** Start INFORMATION SHOWN **
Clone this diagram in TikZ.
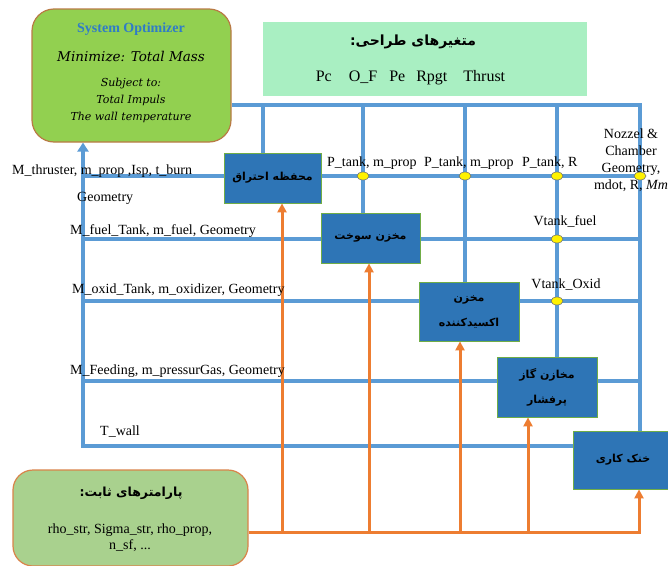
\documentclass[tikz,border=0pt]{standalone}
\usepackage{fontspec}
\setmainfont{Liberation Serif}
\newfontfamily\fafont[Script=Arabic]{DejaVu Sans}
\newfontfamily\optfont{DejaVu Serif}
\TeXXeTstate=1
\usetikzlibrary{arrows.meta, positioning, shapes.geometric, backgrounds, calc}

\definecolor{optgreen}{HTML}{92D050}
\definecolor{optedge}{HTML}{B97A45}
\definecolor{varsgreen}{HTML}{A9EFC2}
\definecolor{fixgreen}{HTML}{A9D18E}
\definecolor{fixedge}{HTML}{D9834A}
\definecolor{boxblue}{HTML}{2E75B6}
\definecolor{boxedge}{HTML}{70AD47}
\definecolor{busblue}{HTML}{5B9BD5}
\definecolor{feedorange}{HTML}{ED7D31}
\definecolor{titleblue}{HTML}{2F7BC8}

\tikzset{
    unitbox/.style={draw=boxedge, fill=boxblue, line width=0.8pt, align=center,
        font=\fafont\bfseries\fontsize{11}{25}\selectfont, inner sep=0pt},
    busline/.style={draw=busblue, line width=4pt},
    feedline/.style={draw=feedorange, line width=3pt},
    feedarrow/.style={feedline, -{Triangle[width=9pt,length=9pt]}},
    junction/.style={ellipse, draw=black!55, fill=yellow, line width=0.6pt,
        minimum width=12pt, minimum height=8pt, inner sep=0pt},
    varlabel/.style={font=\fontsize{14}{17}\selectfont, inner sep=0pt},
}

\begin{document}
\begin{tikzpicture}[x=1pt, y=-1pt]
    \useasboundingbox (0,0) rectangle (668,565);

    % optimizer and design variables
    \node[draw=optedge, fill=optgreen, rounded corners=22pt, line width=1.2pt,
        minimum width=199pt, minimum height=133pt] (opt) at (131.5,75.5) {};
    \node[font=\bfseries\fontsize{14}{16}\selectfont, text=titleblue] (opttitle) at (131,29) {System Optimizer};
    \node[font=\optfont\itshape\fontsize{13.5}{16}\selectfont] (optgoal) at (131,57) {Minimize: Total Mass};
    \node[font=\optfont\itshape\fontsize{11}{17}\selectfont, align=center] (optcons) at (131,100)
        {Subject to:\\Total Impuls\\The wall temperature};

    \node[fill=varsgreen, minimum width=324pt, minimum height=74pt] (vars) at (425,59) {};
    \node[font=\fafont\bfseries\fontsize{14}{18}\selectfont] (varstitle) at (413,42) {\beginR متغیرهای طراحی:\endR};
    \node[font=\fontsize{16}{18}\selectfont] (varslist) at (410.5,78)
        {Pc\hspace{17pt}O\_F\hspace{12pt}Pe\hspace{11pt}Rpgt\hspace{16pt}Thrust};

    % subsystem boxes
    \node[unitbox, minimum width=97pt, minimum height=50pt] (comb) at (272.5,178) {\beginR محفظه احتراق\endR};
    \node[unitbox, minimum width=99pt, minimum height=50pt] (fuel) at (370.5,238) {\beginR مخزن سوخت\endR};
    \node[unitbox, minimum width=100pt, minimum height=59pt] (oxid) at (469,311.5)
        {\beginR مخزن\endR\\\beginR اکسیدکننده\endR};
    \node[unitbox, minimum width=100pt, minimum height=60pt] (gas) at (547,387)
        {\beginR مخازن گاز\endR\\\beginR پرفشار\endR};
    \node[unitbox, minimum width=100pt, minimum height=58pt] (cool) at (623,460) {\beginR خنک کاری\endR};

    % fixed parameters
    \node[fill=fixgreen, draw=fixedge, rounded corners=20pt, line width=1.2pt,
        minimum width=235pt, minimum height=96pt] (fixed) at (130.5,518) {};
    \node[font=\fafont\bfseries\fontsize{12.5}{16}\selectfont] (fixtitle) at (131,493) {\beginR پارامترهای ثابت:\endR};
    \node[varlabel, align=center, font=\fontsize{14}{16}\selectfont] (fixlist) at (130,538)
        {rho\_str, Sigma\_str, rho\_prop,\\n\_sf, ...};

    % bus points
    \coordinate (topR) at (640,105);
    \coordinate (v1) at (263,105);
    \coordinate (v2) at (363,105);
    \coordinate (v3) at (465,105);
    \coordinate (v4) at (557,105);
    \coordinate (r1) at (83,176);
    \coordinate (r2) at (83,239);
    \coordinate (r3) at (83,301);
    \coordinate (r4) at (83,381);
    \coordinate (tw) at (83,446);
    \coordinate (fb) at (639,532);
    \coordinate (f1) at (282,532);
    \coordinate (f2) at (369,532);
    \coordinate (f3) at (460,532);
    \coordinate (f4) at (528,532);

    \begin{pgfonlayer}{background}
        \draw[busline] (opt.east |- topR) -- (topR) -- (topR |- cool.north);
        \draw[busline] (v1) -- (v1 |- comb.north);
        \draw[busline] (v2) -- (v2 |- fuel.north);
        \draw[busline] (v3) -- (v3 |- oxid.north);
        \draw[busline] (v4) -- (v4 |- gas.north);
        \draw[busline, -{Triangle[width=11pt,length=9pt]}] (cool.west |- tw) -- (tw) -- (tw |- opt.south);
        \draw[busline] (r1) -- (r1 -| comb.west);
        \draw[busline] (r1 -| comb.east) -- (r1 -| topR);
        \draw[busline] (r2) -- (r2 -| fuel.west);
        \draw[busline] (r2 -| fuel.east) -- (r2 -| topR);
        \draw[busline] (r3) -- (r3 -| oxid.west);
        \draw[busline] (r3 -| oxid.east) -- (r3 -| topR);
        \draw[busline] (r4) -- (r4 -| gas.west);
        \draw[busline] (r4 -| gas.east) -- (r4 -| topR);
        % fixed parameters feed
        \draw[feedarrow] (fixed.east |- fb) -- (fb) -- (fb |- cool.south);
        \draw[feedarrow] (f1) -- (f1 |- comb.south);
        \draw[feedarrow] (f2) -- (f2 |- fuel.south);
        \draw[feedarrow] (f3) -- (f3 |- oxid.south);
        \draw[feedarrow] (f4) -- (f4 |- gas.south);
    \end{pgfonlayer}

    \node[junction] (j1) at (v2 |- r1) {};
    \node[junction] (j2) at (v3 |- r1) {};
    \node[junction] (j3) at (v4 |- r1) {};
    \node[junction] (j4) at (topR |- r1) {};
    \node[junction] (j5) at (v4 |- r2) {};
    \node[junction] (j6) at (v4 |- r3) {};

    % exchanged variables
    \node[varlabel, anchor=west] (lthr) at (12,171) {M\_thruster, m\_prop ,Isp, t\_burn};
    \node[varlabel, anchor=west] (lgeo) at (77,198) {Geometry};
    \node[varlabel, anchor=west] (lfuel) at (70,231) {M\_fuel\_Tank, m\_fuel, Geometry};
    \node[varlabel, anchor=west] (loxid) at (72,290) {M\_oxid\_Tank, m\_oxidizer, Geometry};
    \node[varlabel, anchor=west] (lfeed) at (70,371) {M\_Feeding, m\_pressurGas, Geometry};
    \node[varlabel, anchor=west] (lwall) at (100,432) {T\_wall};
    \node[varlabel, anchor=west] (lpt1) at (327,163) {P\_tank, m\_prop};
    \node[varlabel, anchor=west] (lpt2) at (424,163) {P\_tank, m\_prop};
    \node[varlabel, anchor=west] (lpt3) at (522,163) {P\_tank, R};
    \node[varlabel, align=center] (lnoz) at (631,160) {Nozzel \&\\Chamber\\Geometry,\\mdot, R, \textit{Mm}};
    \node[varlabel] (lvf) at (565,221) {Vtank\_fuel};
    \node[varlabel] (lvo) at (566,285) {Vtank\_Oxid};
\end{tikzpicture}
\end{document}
** End INFORMATION SHOWN **
AIM: Copy the material above exactly and drop the pictures.

SOLUTION TO THE EXERCISE:
Clone this diagram in TikZ.
\documentclass[tikz,border=0pt]{standalone}
\usepackage{fontspec}
\setmainfont{Liberation Serif}
\newfontfamily\fafont[Script=Arabic]{DejaVu Sans}
\newfontfamily\optfont{DejaVu Serif}
\TeXXeTstate=1
\usetikzlibrary{arrows.meta, positioning, shapes.geometric, backgrounds, calc}

\definecolor{optgreen}{HTML}{92D050}
\definecolor{optedge}{HTML}{B97A45}
\definecolor{varsgreen}{HTML}{A9EFC2}
\definecolor{fixgreen}{HTML}{A9D18E}
\definecolor{fixedge}{HTML}{D9834A}
\definecolor{boxblue}{HTML}{2E75B6}
\definecolor{boxedge}{HTML}{70AD47}
\definecolor{busblue}{HTML}{5B9BD5}
\definecolor{feedorange}{HTML}{ED7D31}
\definecolor{titleblue}{HTML}{2F7BC8}

\tikzset{
    unitbox/.style={draw=boxedge, fill=boxblue, line width=0.8pt, align=center,
        font=\fafont\bfseries\fontsize{11}{25}\selectfont, inner sep=0pt},
    busline/.style={draw=busblue, line width=4pt},
    feedline/.style={draw=feedorange, line width=3pt},
    feedarrow/.style={feedline, -{Triangle[width=9pt,length=9pt]}},
    junction/.style={ellipse, draw=black!55, fill=yellow, line width=0.6pt,
        minimum width=12pt, minimum height=8pt, inner sep=0pt},
    varlabel/.style={font=\fontsize{14}{17}\selectfont, inner sep=0pt},
}

\begin{document}
\begin{tikzpicture}[x=1pt, y=-1pt]
    \useasboundingbox (0,0) rectangle (668,565);

    % optimizer and design variables
    \node[draw=optedge, fill=optgreen, rounded corners=22pt, line width=1.2pt,
        minimum width=199pt, minimum height=133pt] (opt) at (131.5,75.5) {};
    \node[font=\bfseries\fontsize{14}{16}\selectfont, text=titleblue] (opttitle) at (131,29) {System Optimizer};
    \node[font=\optfont\itshape\fontsize{13.5}{16}\selectfont] (optgoal) at (131,57) {Minimize: Total Mass};
    \node[font=\optfont\itshape\fontsize{11}{17}\selectfont, align=center] (optcons) at (131,100)
        {Subject to:\\Total Impuls\\The wall temperature};

    \node[fill=varsgreen, minimum width=324pt, minimum height=74pt] (vars) at (425,59) {};
    \node[font=\fafont\bfseries\fontsize{14}{18}\selectfont] (varstitle) at (413,42) {\beginR متغیرهای طراحی:\endR};
    \node[font=\fontsize{16}{18}\selectfont] (varslist) at (410.5,78)
        {Pc\hspace{17pt}O\_F\hspace{12pt}Pe\hspace{11pt}Rpgt\hspace{16pt}Thrust};

    % subsystem boxes
    \node[unitbox, minimum width=97pt, minimum height=50pt] (comb) at (272.5,178) {\beginR محفظه احتراق\endR};
    \node[unitbox, minimum width=99pt, minimum height=50pt] (fuel) at (370.5,238) {\beginR مخزن سوخت\endR};
    \node[unitbox, minimum width=100pt, minimum height=59pt] (oxid) at (469,311.5)
        {\beginR مخزن\endR\\\beginR اکسیدکننده\endR};
    \node[unitbox, minimum width=100pt, minimum height=60pt] (gas) at (547,387)
        {\beginR مخازن گاز\endR\\\beginR پرفشار\endR};
    \node[unitbox, minimum width=100pt, minimum height=58pt] (cool) at (623,460) {\beginR خنک کاری\endR};

    % fixed parameters
    \node[fill=fixgreen, draw=fixedge, rounded corners=20pt, line width=1.2pt,
        minimum width=235pt, minimum height=96pt] (fixed) at (130.5,518) {};
    \node[font=\fafont\bfseries\fontsize{12.5}{16}\selectfont] (fixtitle) at (131,493) {\beginR پارامترهای ثابت:\endR};
    \node[varlabel, align=center, font=\fontsize{14}{16}\selectfont] (fixlist) at (130,538)
        {rho\_str, Sigma\_str, rho\_prop,\\n\_sf, ...};

    % bus points
    \coordinate (topR) at (640,105);
    \coordinate (v1) at (263,105);
    \coordinate (v2) at (363,105);
    \coordinate (v3) at (465,105);
    \coordinate (v4) at (557,105);
    \coordinate (r1) at (83,176);
    \coordinate (r2) at (83,239);
    \coordinate (r3) at (83,301);
    \coordinate (r4) at (83,381);
    \coordinate (tw) at (83,446);
    \coordinate (fb) at (639,532);
    \coordinate (f1) at (282,532);
    \coordinate (f2) at (369,532);
    \coordinate (f3) at (460,532);
    \coordinate (f4) at (528,532);

    \begin{pgfonlayer}{background}
        \draw[busline] (opt.east |- topR) -- (topR) -- (topR |- cool.north);
        \draw[busline] (v1) -- (v1 |- comb.north);
        \draw[busline] (v2) -- (v2 |- fuel.north);
        \draw[busline] (v3) -- (v3 |- oxid.north);
        \draw[busline] (v4) -- (v4 |- gas.north);
        \draw[busline, -{Triangle[width=11pt,length=9pt]}] (cool.west |- tw) -- (tw) -- (tw |- opt.south);
        \draw[busline] (r1) -- (r1 -| comb.west);
        \draw[busline] (r1 -| comb.east) -- (r1 -| topR);
        \draw[busline] (r2) -- (r2 -| fuel.west);
        \draw[busline] (r2 -| fuel.east) -- (r2 -| topR);
        \draw[busline] (r3) -- (r3 -| oxid.west);
        \draw[busline] (r3 -| oxid.east) -- (r3 -| topR);
        \draw[busline] (r4) -- (r4 -| gas.west);
        \draw[busline] (r4 -| gas.east) -- (r4 -| topR);
        % fixed parameters feed
        \draw[feedarrow] (fixed.east |- fb) -- (fb) -- (fb |- cool.south);
        \draw[feedarrow] (f1) -- (f1 |- comb.south);
        \draw[feedarrow] (f2) -- (f2 |- fuel.south);
        \draw[feedarrow] (f3) -- (f3 |- oxid.south);
        \draw[feedarrow] (f4) -- (f4 |- gas.south);
    \end{pgfonlayer}

    \node[junction] (j1) at (v2 |- r1) {};
    \node[junction] (j2) at (v3 |- r1) {};
    \node[junction] (j3) at (v4 |- r1) {};
    \node[junction] (j4) at (topR |- r1) {};
    \node[junction] (j5) at (v4 |- r2) {};
    \node[junction] (j6) at (v4 |- r3) {};

    % exchanged variables
    \node[varlabel, anchor=west] (lthr) at (12,171) {M\_thruster, m\_prop ,Isp, t\_burn};
    \node[varlabel, anchor=west] (lgeo) at (77,198) {Geometry};
    \node[varlabel, anchor=west] (lfuel) at (70,231) {M\_fuel\_Tank, m\_fuel, Geometry};
    \node[varlabel, anchor=west] (loxid) at (72,290) {M\_oxid\_Tank, m\_oxidizer, Geometry};
    \node[varlabel, anchor=west] (lfeed) at (70,371) {M\_Feeding, m\_pressurGas, Geometry};
    \node[varlabel, anchor=west] (lwall) at (100,432) {T\_wall};
    \node[varlabel, anchor=west] (lpt1) at (327,163) {P\_tank, m\_prop};
    \node[varlabel, anchor=west] (lpt2) at (424,163) {P\_tank, m\_prop};
    \node[varlabel, anchor=west] (lpt3) at (522,163) {P\_tank, R};
    \node[varlabel, align=center] (lnoz) at (631,160) {Nozzel \&\\Chamber\\Geometry,\\mdot, R, \textit{Mm}};
    \node[varlabel] (lvf) at (565,221) {Vtank\_fuel};
    \node[varlabel] (lvo) at (566,285) {Vtank\_Oxid};
\end{tikzpicture}
\end{document}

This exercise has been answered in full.